◆ **Work required**:
Will you output all of the data below exactly, omitting the images?

◆ **Collected data**:
########

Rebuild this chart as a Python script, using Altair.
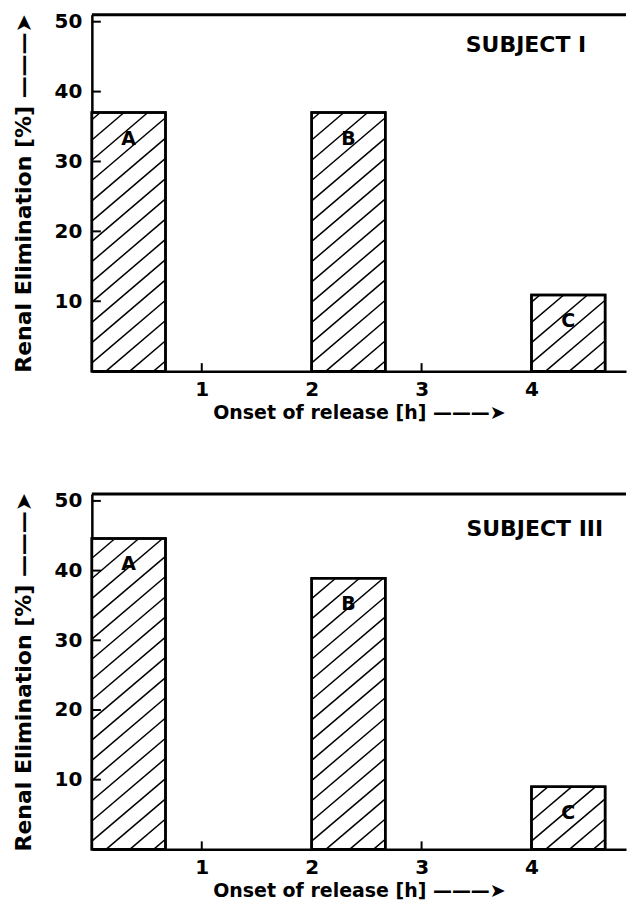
import altair as alt
import pandas as pd

# ---- data ----
bar_labels = ["A", "B", "C"]
bar_start = [0.0, 2.0, 4.0]          # onset of release [h]
bar_end = [0.67, 2.67, 4.67]
subj1_values = [37.0, 37.0, 10.9]     # Renal elimination [%], subject I
subj3_values = [44.6, 38.9, 9.0]      # Renal elimination [%], subject III
subject_names = ["SUBJECT I", "SUBJECT III"]
subject_text_x = [3.95, 4.03]
subject_text_y = [46.6, 46.0]
x_tick_values = [1, 2, 3, 4]
y_tick_values = [10, 20, 30, 40, 50]

X_MAX = 4.86
Y_MAX = 51.0
W = 535
FONT = "DejaVu Sans"


def hatch_segments(starts, ends, values, slope=13.4, step=2.9):
    """Diagonal hatch lines clipped to each bar rectangle (data units)."""
    rows = []
    for x0, x1, h in zip(starts, ends, values):
        w = x1 - x0
        c = -slope * w + step / 2
        while c < h:
            xa = max(x0, x0 + (0 - c) / slope)
            xb = min(x1, x0 + (h - c) / slope)
            if xb > xa:
                rows.append({
                    "x": xa, "y": c + slope * (xa - x0),
                    "x2": xb, "y2": c + slope * (xb - x0),
                })
            c += step
    return pd.DataFrame(rows)


def panel(values, subject, sx, sy, height):
    bars = pd.DataFrame({"label": bar_labels, "start": bar_start,
                         "end": bar_end, "value": values})
    bars["mid"] = (bars["start"] + bars["end"]) / 2
    xs = alt.Scale(domain=[0, X_MAX], nice=False, zero=False)
    ys = alt.Scale(domain=[0, Y_MAX], nice=False)
    x_axis = alt.Axis(values=x_tick_values, format="d", ticks=False, grid=False,
                      domainColor="black", domainWidth=2.5,
                      labelFontSize=20, labelFont=FONT, labelFontWeight="bold",
                      labelColor="black", labelPadding=8,
                      title="Onset of release [h]   ———➤", titleFontSize=19,
                      titleFont=FONT, titleFontWeight="bold", titleColor="black",
                      titlePadding=4)
    y_axis = alt.Axis(values=y_tick_values, ticks=False, grid=False,
                      domainColor="black", domainWidth=2.5,
                      labelFontSize=20, labelFont=FONT, labelFontWeight="bold",
                      labelColor="black", labelPadding=10,
                      title="Renal Elimination [%] ———➤", titleFontSize=22,
                      titleFont=FONT, titleFontWeight="bold", titleColor="black",
                      titlePadding=19)

    rect = alt.Chart(bars).mark_rect(fill="white", stroke="black",
                                     strokeWidth=2.5).encode(
        x=alt.X("start:Q", scale=xs, axis=x_axis),
        x2="end:Q",
        y=alt.Y("value:Q", scale=ys, axis=y_axis),
        y2=alt.datum(0),
    )
    hatch = alt.Chart(hatch_segments(bar_start, bar_end, values)).mark_rule(
        color="black", strokeWidth=1.5).encode(
        x=alt.X("x:Q", scale=xs), x2="x2:Q",
        y=alt.Y("y:Q", scale=ys), y2="y2:Q",
    )
    outline = alt.Chart(bars).mark_rect(fill=None, stroke="black",
                                        strokeWidth=2.5).encode(
        x=alt.X("start:Q", scale=xs), x2="end:Q",
        y=alt.Y("value:Q", scale=ys), y2=alt.datum(0),
    )
    letters = alt.Chart(bars).mark_text(
        font=FONT, fontSize=19, fontWeight="bold", color="black", dy=26,
        baseline="middle", align="center").encode(
        x=alt.X("mid:Q", scale=xs), y=alt.Y("value:Q", scale=ys),
        text="label:N",
    )
    subj = alt.Chart(pd.DataFrame({"t": [subject], "x": [sx], "y": [sy]})).mark_text(
        font=FONT, fontSize=22, fontWeight="bold", color="black",
        align="center", baseline="middle").encode(
        x=alt.X("x:Q", scale=xs), y=alt.Y("y:Q", scale=ys), text="t:N")
    yt = alt.Chart(pd.DataFrame({"v": y_tick_values})).mark_rule(
        color="black", strokeWidth=2).encode(
        y=alt.Y("v:Q", scale=ys), x=alt.value(0), x2=alt.value(9))
    xt = alt.Chart(pd.DataFrame({"v": x_tick_values})).mark_rule(
        color="black", strokeWidth=2).encode(
        x=alt.X("v:Q", scale=xs), y=alt.value(height), y2=alt.value(height - 8))
    top = alt.Chart(pd.DataFrame({"v": [0]})).mark_rule(
        color="black", strokeWidth=3).encode(
        y=alt.value(0), x=alt.value(0), x2=alt.value(W))
    return alt.layer(rect, hatch, outline, letters, subj, yt, xt, top).properties(
        width=W, height=height)


p1 = panel(subj1_values, subject_names[0], subject_text_x[0], subject_text_y[0], 357)
p2 = panel(subj3_values, subject_names[1], subject_text_x[1], subject_text_y[1], 356)

chart = alt.vconcat(p1, p2, spacing=68).properties(
    padding={"top": 3, "left": 4, "right": 0, "bottom": 0},
    background="white",
).configure_view(stroke=None)

chart.save("out.html", embed_options={"renderer": "svg", "actions": False})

########

◆ **Solution for this problem**:
Rebuild this chart as a Python script, using Altair.
import altair as alt
import pandas as pd

# ---- data ----
bar_labels = ["A", "B", "C"]
bar_start = [0.0, 2.0, 4.0]          # onset of release [h]
bar_end = [0.67, 2.67, 4.67]
subj1_values = [37.0, 37.0, 10.9]     # Renal elimination [%], subject I
subj3_values = [44.6, 38.9, 9.0]      # Renal elimination [%], subject III
subject_names = ["SUBJECT I", "SUBJECT III"]
subject_text_x = [3.95, 4.03]
subject_text_y = [46.6, 46.0]
x_tick_values = [1, 2, 3, 4]
y_tick_values = [10, 20, 30, 40, 50]

X_MAX = 4.86
Y_MAX = 51.0
W = 535
FONT = "DejaVu Sans"


def hatch_segments(starts, ends, values, slope=13.4, step=2.9):
    """Diagonal hatch lines clipped to each bar rectangle (data units)."""
    rows = []
    for x0, x1, h in zip(starts, ends, values):
        w = x1 - x0
        c = -slope * w + step / 2
        while c < h:
            xa = max(x0, x0 + (0 - c) / slope)
            xb = min(x1, x0 + (h - c) / slope)
            if xb > xa:
                rows.append({
                    "x": xa, "y": c + slope * (xa - x0),
                    "x2": xb, "y2": c + slope * (xb - x0),
                })
            c += step
    return pd.DataFrame(rows)


def panel(values, subject, sx, sy, height):
    bars = pd.DataFrame({"label": bar_labels, "start": bar_start,
                         "end": bar_end, "value": values})
    bars["mid"] = (bars["start"] + bars["end"]) / 2
    xs = alt.Scale(domain=[0, X_MAX], nice=False, zero=False)
    ys = alt.Scale(domain=[0, Y_MAX], nice=False)
    x_axis = alt.Axis(values=x_tick_values, format="d", ticks=False, grid=False,
                      domainColor="black", domainWidth=2.5,
                      labelFontSize=20, labelFont=FONT, labelFontWeight="bold",
                      labelColor="black", labelPadding=8,
                      title="Onset of release [h]   ———➤", titleFontSize=19,
                      titleFont=FONT, titleFontWeight="bold", titleColor="black",
                      titlePadding=4)
    y_axis = alt.Axis(values=y_tick_values, ticks=False, grid=False,
                      domainColor="black", domainWidth=2.5,
                      labelFontSize=20, labelFont=FONT, labelFontWeight="bold",
                      labelColor="black", labelPadding=10,
                      title="Renal Elimination [%] ———➤", titleFontSize=22,
                      titleFont=FONT, titleFontWeight="bold", titleColor="black",
                      titlePadding=19)

    rect = alt.Chart(bars).mark_rect(fill="white", stroke="black",
                                     strokeWidth=2.5).encode(
        x=alt.X("start:Q", scale=xs, axis=x_axis),
        x2="end:Q",
        y=alt.Y("value:Q", scale=ys, axis=y_axis),
        y2=alt.datum(0),
    )
    hatch = alt.Chart(hatch_segments(bar_start, bar_end, values)).mark_rule(
        color="black", strokeWidth=1.5).encode(
        x=alt.X("x:Q", scale=xs), x2="x2:Q",
        y=alt.Y("y:Q", scale=ys), y2="y2:Q",
    )
    outline = alt.Chart(bars).mark_rect(fill=None, stroke="black",
                                        strokeWidth=2.5).encode(
        x=alt.X("start:Q", scale=xs), x2="end:Q",
        y=alt.Y("value:Q", scale=ys), y2=alt.datum(0),
    )
    letters = alt.Chart(bars).mark_text(
        font=FONT, fontSize=19, fontWeight="bold", color="black", dy=26,
        baseline="middle", align="center").encode(
        x=alt.X("mid:Q", scale=xs), y=alt.Y("value:Q", scale=ys),
        text="label:N",
    )
    subj = alt.Chart(pd.DataFrame({"t": [subject], "x": [sx], "y": [sy]})).mark_text(
        font=FONT, fontSize=22, fontWeight="bold", color="black",
        align="center", baseline="middle").encode(
        x=alt.X("x:Q", scale=xs), y=alt.Y("y:Q", scale=ys), text="t:N")
    yt = alt.Chart(pd.DataFrame({"v": y_tick_values})).mark_rule(
        color="black", strokeWidth=2).encode(
        y=alt.Y("v:Q", scale=ys), x=alt.value(0), x2=alt.value(9))
    xt = alt.Chart(pd.DataFrame({"v": x_tick_values})).mark_rule(
        color="black", strokeWidth=2).encode(
        x=alt.X("v:Q", scale=xs), y=alt.value(height), y2=alt.value(height - 8))
    top = alt.Chart(pd.DataFrame({"v": [0]})).mark_rule(
        color="black", strokeWidth=3).encode(
        y=alt.value(0), x=alt.value(0), x2=alt.value(W))
    return alt.layer(rect, hatch, outline, letters, subj, yt, xt, top).properties(
        width=W, height=height)


p1 = panel(subj1_values, subject_names[0], subject_text_x[0], subject_text_y[0], 357)
p2 = panel(subj3_values, subject_names[1], subject_text_x[1], subject_text_y[1], 356)

chart = alt.vconcat(p1, p2, spacing=68).properties(
    padding={"top": 3, "left": 4, "right": 0, "bottom": 0},
    background="white",
).configure_view(stroke=None)

chart.save("out.html", embed_options={"renderer": "svg", "actions": False})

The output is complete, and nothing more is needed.